About 75 supporters of the Palestine Liberation Organization march from Youngstown State University to Federal Plaza in an effort to gain U.S. support for the Palestinians in their dispute with Israel over settlements, political prisoners and curfews, harassment and oppression in occupied territories.

1966: Neither the Hubbard Expressway nor the Division Street connector with Interstate 80 and state Route 11 will be scheduled for construction for at least three years, the Ohio Department of Transportation announces.

Youngstown City Council outlaws pinball machines as nuisances, whether they are used for gambling or not.

Developers plan a multi-million dollar resort in Rock Creek near Jefferson in Ashtabula County. They’re banking on the Lake Erie-to-Ohio River canal to be built on a route right past the resort.

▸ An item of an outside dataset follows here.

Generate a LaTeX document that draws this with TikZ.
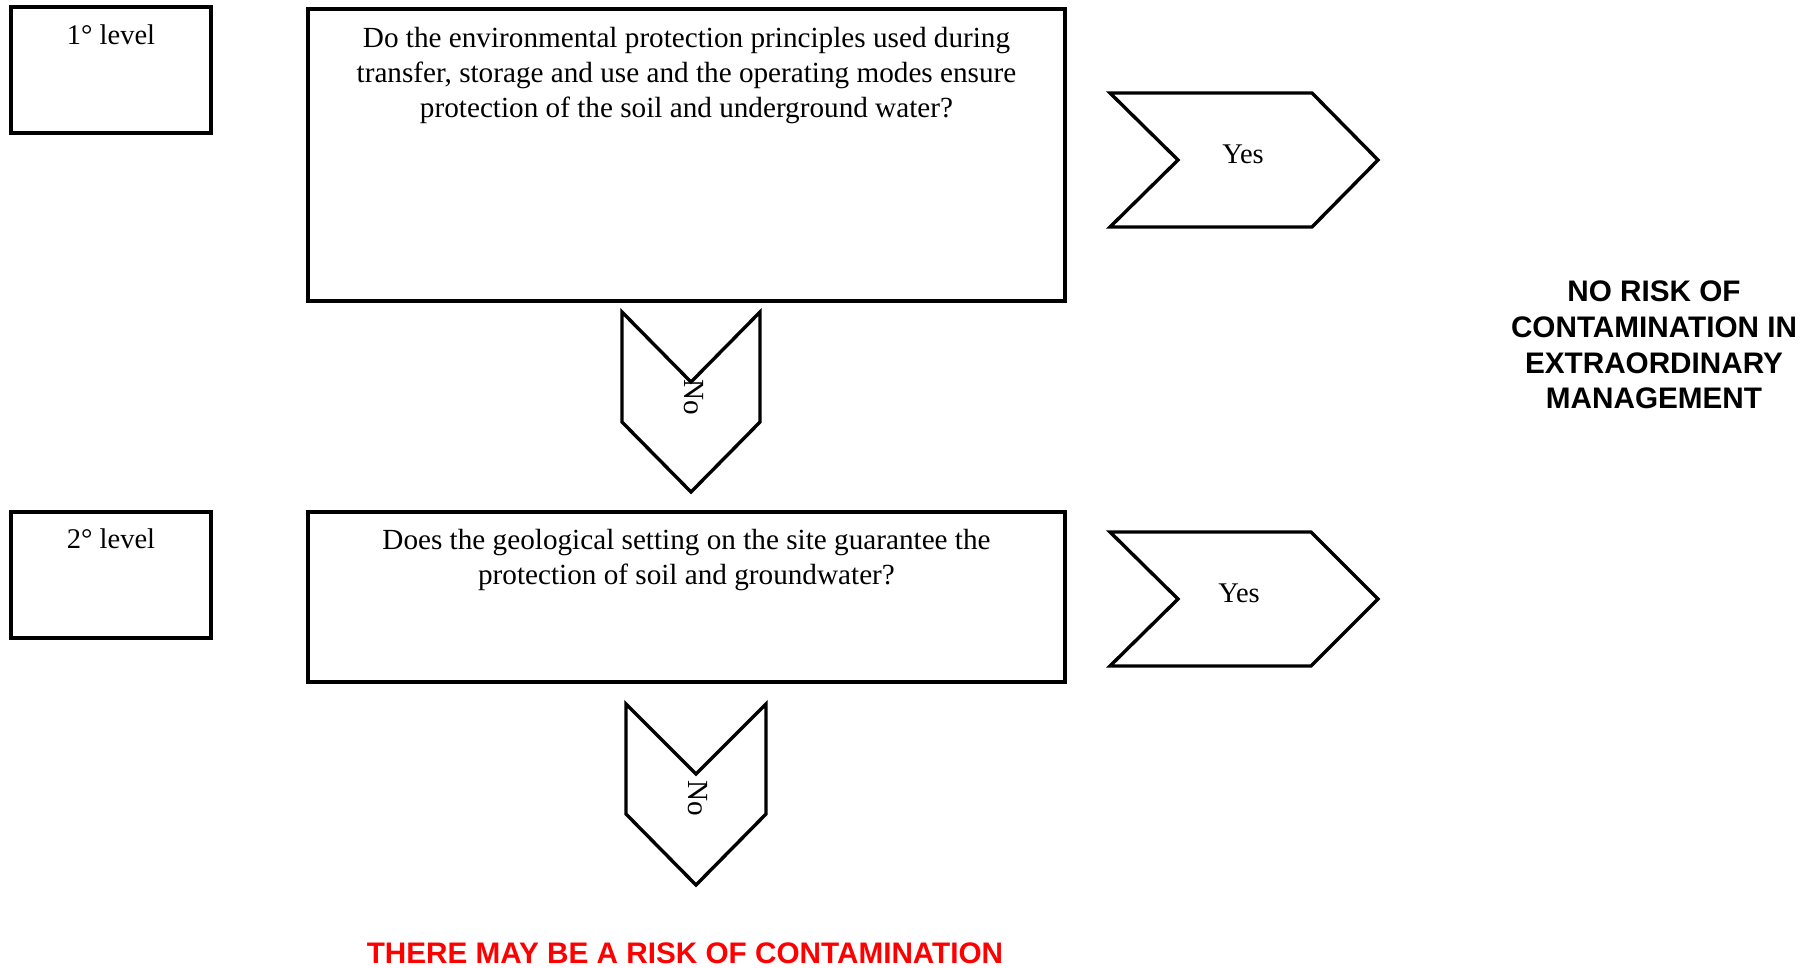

1941: Youngstown Sheet & Tube Co. settles a three- year fight with the Steel Workers Organizing Committee by agreeing to pay $170,000 and rehire 266 men fired during the strike of 1937.

Ohio Bell plans an $800,000 addition to the “Randolph exchange” building at West Rayen Avenue and Phelps Street.

Vindicator columnist Esther Hamilton is honored by the Fraternal Order of Eagles as the “Humanitarian of the Year,” primarily for her work on the “Alias Santa Claus Show,” which benefits the poor.